# Root Snowblower



## 4x4Farmer (Sep 22, 2006)

Anyone know anything about root snowblowers. I found one in my area Im looking at but im uncertain of the weight of the thing. Im not sure if a 924G Cat would be heavy enough for it. Its powered by a 3406 cat, so that alone is pretty heavy. I dont have a model # on it right now, but might go to look at it in the morning. Any one with any knowledge of these machine's Id like to hear your opinion.


----------



## DGODGR (Nov 30, 2008)

I have not heard of Root blowers. I am replying because you said it's powered by a Cat 3406. That's a big engine. The most popular configuration is 425 HP. In an industrial application they could be less but I doubt thay would be set up to deliver less than 350 HP. Seems to me that it would be cheaper to go with a smaller displacement if they wanted less HP. My thought is that a blower that would require that much HP would need to be mounted on a 5yd+ carrier. Maybe you'll get lucky and it will be the perfect match (I certainly hope so). Upload some pics, when you go look at it, so we can see it.


----------



## IMAGE (Oct 21, 2007)

What u gonna use that for man?


----------



## 4x4Farmer (Sep 22, 2006)

I abandon the thought on this.
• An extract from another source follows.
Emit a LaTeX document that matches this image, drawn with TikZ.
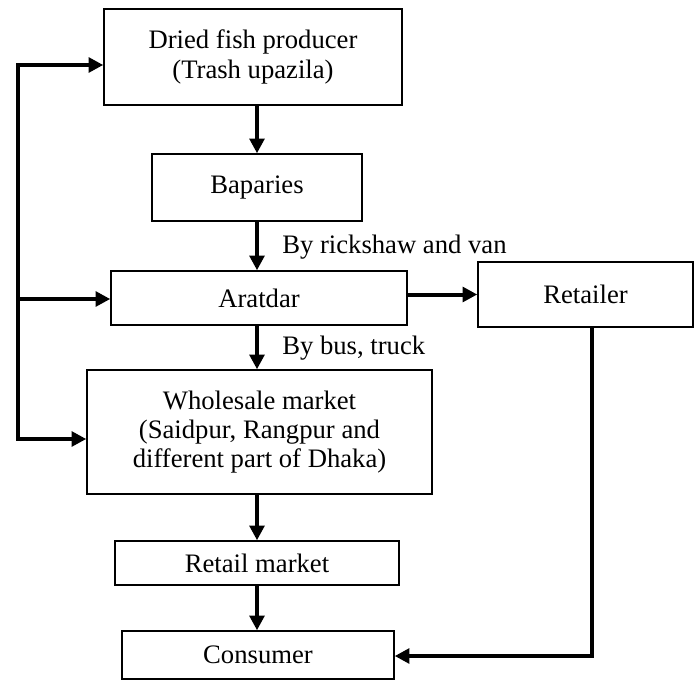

First off it was a 3208 cat, not a 3406. Second of all I found out it was a single stage blower so the blowing a distance was not good. Would probably make a good blower for someone who wants to load trucks. It looked in good shape. It actually used to be owned by the City that I live in, so i went to the city garage and they told me everything I ever wanted and didn't want to know about it. The company that used to make them is Root Spring Scraper Co. I think there still in business today making under body plow units for DOT trucks. 
Steve, I was going to use it for our accounts on the south side of town that blow in really bad when we get wind. Lots of open space and places to blow it. That or I could fill all your driveways back in so you had something to do......lol I think my loader would be doing a donkey kick with that thing on the front of it though!


----------



## Grass Master (Feb 17, 2008)

Hey 4x4, how about this one?
http://fargo.craigslist.org/grd/2162183898.html


----------



## 4x4Farmer (Sep 22, 2006)

Grass Master;1198453 said:


> Hey 4x4, how about this one?
> http://fargo.craigslist.org/grd/2162183898.html


yeah, I was going to go and look at it last night, but I was tired and fell asleep. I actually know the guy that has thins one. It looks like its a little lighter and its a 2 stage. Maybe I'll get out there to look at it today sometime.


----------



## DGODGR (Nov 30, 2008)

That (2) piece blower will be a little more of a PIA to mount and dismount. You will need to fabricate a way to attach the pony motor to the back bumper, and have another machine to help mount it. I would imagine that you could leave the power unit attached for the season and just swap out the front attachments to suit your needs. This may make the machine a little less maneuverable though. I'm probably pointing out what you already know. One thing that I prefer about this type of system is that they usually don't have shear pins.


----------